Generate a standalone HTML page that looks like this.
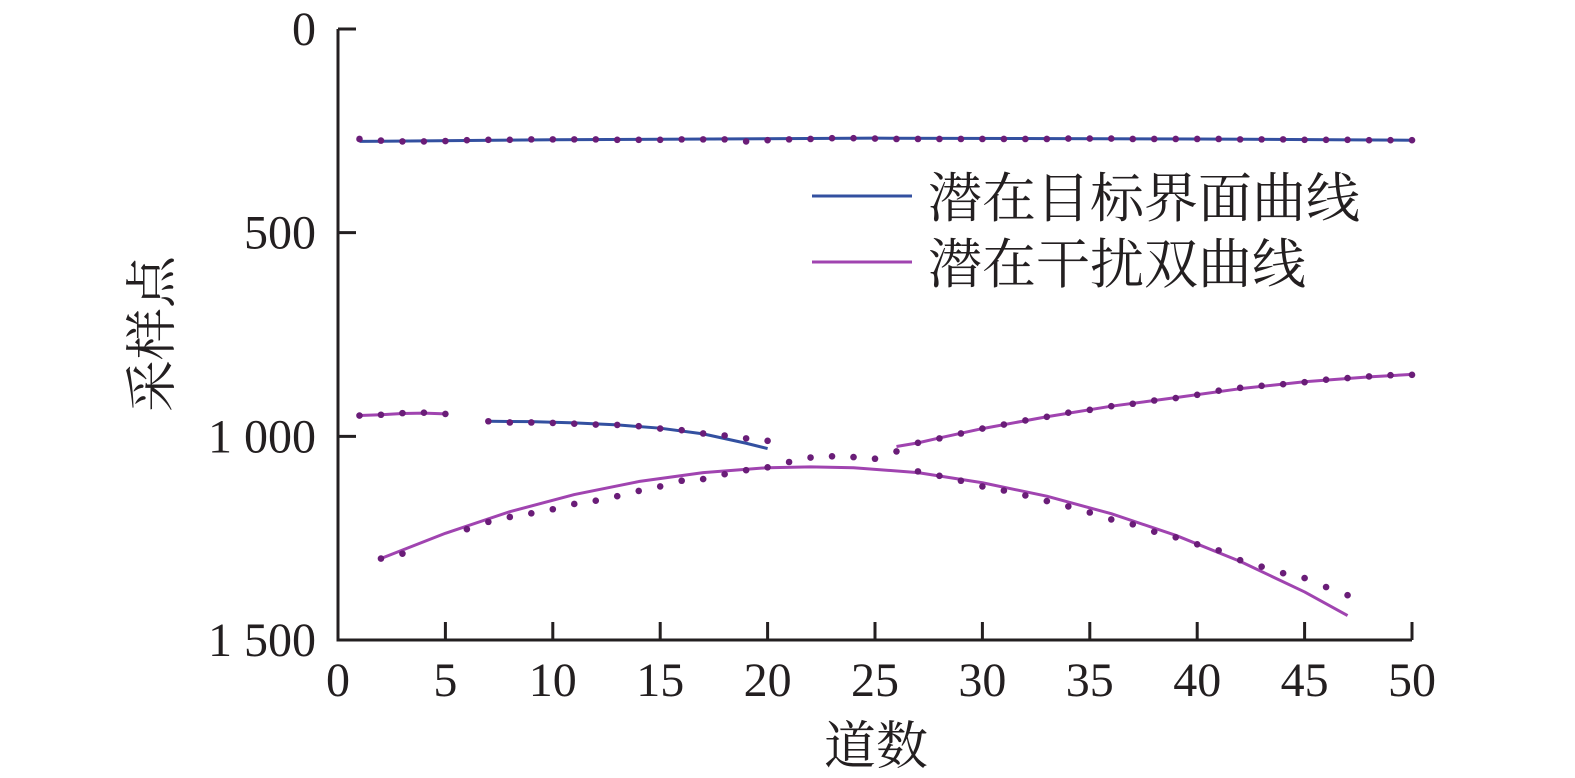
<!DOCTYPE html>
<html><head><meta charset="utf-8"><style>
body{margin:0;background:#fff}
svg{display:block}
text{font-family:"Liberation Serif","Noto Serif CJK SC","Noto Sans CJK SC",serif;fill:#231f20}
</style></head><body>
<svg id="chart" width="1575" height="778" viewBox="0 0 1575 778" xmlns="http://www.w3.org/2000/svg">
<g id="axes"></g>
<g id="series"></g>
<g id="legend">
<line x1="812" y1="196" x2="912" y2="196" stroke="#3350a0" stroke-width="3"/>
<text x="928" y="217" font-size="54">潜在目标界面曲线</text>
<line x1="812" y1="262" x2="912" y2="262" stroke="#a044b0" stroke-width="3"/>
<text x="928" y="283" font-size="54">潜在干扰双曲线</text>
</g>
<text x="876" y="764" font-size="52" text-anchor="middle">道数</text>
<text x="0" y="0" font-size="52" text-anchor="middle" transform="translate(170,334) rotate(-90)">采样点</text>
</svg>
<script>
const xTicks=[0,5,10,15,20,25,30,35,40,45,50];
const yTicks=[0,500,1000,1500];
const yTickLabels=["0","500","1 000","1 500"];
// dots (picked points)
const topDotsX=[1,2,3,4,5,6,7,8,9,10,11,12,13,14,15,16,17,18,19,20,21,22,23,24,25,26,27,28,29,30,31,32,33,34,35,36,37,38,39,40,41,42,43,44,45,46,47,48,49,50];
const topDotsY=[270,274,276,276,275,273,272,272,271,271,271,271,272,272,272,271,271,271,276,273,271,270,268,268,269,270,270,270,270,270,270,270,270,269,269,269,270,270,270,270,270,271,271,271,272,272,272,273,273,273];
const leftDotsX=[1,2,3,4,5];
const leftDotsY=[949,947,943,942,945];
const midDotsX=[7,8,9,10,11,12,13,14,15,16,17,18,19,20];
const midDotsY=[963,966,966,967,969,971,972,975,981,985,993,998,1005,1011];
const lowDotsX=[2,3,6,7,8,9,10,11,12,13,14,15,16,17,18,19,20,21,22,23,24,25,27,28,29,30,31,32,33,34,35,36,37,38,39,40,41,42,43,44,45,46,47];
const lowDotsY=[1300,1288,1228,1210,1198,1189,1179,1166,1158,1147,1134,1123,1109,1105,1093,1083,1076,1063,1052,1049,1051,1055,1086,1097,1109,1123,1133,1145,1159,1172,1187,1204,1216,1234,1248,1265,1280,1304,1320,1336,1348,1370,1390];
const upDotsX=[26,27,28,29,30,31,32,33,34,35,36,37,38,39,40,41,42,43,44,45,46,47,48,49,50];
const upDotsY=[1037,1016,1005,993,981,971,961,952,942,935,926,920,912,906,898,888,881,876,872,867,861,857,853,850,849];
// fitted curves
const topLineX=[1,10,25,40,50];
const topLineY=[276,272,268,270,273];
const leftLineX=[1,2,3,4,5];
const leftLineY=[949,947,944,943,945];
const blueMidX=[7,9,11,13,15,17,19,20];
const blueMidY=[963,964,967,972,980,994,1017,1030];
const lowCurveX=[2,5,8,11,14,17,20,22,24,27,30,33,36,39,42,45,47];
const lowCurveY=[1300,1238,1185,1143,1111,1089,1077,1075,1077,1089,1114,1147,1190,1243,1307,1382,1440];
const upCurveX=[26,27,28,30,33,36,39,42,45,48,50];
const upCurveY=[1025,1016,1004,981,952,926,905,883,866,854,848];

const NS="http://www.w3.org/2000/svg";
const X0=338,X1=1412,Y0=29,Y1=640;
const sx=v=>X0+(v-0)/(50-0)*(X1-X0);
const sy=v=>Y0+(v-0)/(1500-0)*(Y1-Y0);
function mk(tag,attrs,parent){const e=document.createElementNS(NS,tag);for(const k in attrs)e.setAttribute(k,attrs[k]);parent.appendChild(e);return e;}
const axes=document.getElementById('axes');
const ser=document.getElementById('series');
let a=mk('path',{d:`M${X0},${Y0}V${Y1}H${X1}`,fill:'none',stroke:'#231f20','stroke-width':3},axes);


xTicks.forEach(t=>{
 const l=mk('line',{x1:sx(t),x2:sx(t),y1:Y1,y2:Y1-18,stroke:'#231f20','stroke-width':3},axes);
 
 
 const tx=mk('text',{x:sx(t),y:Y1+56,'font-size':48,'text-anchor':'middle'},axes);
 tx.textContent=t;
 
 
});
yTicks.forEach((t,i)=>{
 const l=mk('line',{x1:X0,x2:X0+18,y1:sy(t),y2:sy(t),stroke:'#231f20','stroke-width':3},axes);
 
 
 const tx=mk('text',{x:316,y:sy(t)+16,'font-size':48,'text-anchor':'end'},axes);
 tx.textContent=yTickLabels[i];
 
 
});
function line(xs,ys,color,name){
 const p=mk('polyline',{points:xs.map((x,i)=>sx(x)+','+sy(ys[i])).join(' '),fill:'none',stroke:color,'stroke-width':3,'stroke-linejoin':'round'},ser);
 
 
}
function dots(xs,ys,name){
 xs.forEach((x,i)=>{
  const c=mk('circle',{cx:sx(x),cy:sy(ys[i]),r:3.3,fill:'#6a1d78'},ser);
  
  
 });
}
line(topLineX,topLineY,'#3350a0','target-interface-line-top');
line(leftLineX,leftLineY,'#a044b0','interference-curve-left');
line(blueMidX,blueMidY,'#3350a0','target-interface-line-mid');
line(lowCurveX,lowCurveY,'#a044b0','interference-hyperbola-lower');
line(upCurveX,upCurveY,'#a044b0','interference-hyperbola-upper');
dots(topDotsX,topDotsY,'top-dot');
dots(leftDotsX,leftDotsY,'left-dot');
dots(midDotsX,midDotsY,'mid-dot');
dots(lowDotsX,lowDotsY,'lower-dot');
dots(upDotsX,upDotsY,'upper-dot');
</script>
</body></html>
----------------
What you will do ::
Repeat the data exactly, dropping every picture it holds.

Solution to the exercise ::
Generate a standalone HTML page that looks like this.
<!DOCTYPE html>
<html><head><meta charset="utf-8"><style>
body{margin:0;background:#fff}
svg{display:block}
text{font-family:"Liberation Serif","Noto Serif CJK SC","Noto Sans CJK SC",serif;fill:#231f20}
</style></head><body>
<svg id="chart" width="1575" height="778" viewBox="0 0 1575 778" xmlns="http://www.w3.org/2000/svg">
<g id="axes"></g>
<g id="series"></g>
<g id="legend">
<line x1="812" y1="196" x2="912" y2="196" stroke="#3350a0" stroke-width="3"/>
<text x="928" y="217" font-size="54">潜在目标界面曲线</text>
<line x1="812" y1="262" x2="912" y2="262" stroke="#a044b0" stroke-width="3"/>
<text x="928" y="283" font-size="54">潜在干扰双曲线</text>
</g>
<text x="876" y="764" font-size="52" text-anchor="middle">道数</text>
<text x="0" y="0" font-size="52" text-anchor="middle" transform="translate(170,334) rotate(-90)">采样点</text>
</svg>
<script>
const xTicks=[0,5,10,15,20,25,30,35,40,45,50];
const yTicks=[0,500,1000,1500];
const yTickLabels=["0","500","1 000","1 500"];
// dots (picked points)
const topDotsX=[1,2,3,4,5,6,7,8,9,10,11,12,13,14,15,16,17,18,19,20,21,22,23,24,25,26,27,28,29,30,31,32,33,34,35,36,37,38,39,40,41,42,43,44,45,46,47,48,49,50];
const topDotsY=[270,274,276,276,275,273,272,272,271,271,271,271,272,272,272,271,271,271,276,273,271,270,268,268,269,270,270,270,270,270,270,270,270,269,269,269,270,270,270,270,270,271,271,271,272,272,272,273,273,273];
const leftDotsX=[1,2,3,4,5];
const leftDotsY=[949,947,943,942,945];
const midDotsX=[7,8,9,10,11,12,13,14,15,16,17,18,19,20];
const midDotsY=[963,966,966,967,969,971,972,975,981,985,993,998,1005,1011];
const lowDotsX=[2,3,6,7,8,9,10,11,12,13,14,15,16,17,18,19,20,21,22,23,24,25,27,28,29,30,31,32,33,34,35,36,37,38,39,40,41,42,43,44,45,46,47];
const lowDotsY=[1300,1288,1228,1210,1198,1189,1179,1166,1158,1147,1134,1123,1109,1105,1093,1083,1076,1063,1052,1049,1051,1055,1086,1097,1109,1123,1133,1145,1159,1172,1187,1204,1216,1234,1248,1265,1280,1304,1320,1336,1348,1370,1390];
const upDotsX=[26,27,28,29,30,31,32,33,34,35,36,37,38,39,40,41,42,43,44,45,46,47,48,49,50];
const upDotsY=[1037,1016,1005,993,981,971,961,952,942,935,926,920,912,906,898,888,881,876,872,867,861,857,853,850,849];
// fitted curves
const topLineX=[1,10,25,40,50];
const topLineY=[276,272,268,270,273];
const leftLineX=[1,2,3,4,5];
const leftLineY=[949,947,944,943,945];
const blueMidX=[7,9,11,13,15,17,19,20];
const blueMidY=[963,964,967,972,980,994,1017,1030];
const lowCurveX=[2,5,8,11,14,17,20,22,24,27,30,33,36,39,42,45,47];
const lowCurveY=[1300,1238,1185,1143,1111,1089,1077,1075,1077,1089,1114,1147,1190,1243,1307,1382,1440];
const upCurveX=[26,27,28,30,33,36,39,42,45,48,50];
const upCurveY=[1025,1016,1004,981,952,926,905,883,866,854,848];

const NS="http://www.w3.org/2000/svg";
const X0=338,X1=1412,Y0=29,Y1=640;
const sx=v=>X0+(v-0)/(50-0)*(X1-X0);
const sy=v=>Y0+(v-0)/(1500-0)*(Y1-Y0);
function mk(tag,attrs,parent){const e=document.createElementNS(NS,tag);for(const k in attrs)e.setAttribute(k,attrs[k]);parent.appendChild(e);return e;}
const axes=document.getElementById('axes');
const ser=document.getElementById('series');
let a=mk('path',{d:`M${X0},${Y0}V${Y1}H${X1}`,fill:'none',stroke:'#231f20','stroke-width':3},axes);


xTicks.forEach(t=>{
 const l=mk('line',{x1:sx(t),x2:sx(t),y1:Y1,y2:Y1-18,stroke:'#231f20','stroke-width':3},axes);
 
 
 const tx=mk('text',{x:sx(t),y:Y1+56,'font-size':48,'text-anchor':'middle'},axes);
 tx.textContent=t;
 
 
});
yTicks.forEach((t,i)=>{
 const l=mk('line',{x1:X0,x2:X0+18,y1:sy(t),y2:sy(t),stroke:'#231f20','stroke-width':3},axes);
 
 
 const tx=mk('text',{x:316,y:sy(t)+16,'font-size':48,'text-anchor':'end'},axes);
 tx.textContent=yTickLabels[i];
 
 
});
function line(xs,ys,color,name){
 const p=mk('polyline',{points:xs.map((x,i)=>sx(x)+','+sy(ys[i])).join(' '),fill:'none',stroke:color,'stroke-width':3,'stroke-linejoin':'round'},ser);
 
 
}
function dots(xs,ys,name){
 xs.forEach((x,i)=>{
  const c=mk('circle',{cx:sx(x),cy:sy(ys[i]),r:3.3,fill:'#6a1d78'},ser);
  
  
 });
}
line(topLineX,topLineY,'#3350a0','target-interface-line-top');
line(leftLineX,leftLineY,'#a044b0','interference-curve-left');
line(blueMidX,blueMidY,'#3350a0','target-interface-line-mid');
line(lowCurveX,lowCurveY,'#a044b0','interference-hyperbola-lower');
line(upCurveX,upCurveY,'#a044b0','interference-hyperbola-upper');
dots(topDotsX,topDotsY,'top-dot');
dots(leftDotsX,leftDotsY,'left-dot');
dots(midDotsX,midDotsY,'mid-dot');
dots(lowDotsX,lowDotsY,'lower-dot');
dots(upDotsX,upDotsY,'upper-dot');
</script>
</body></html>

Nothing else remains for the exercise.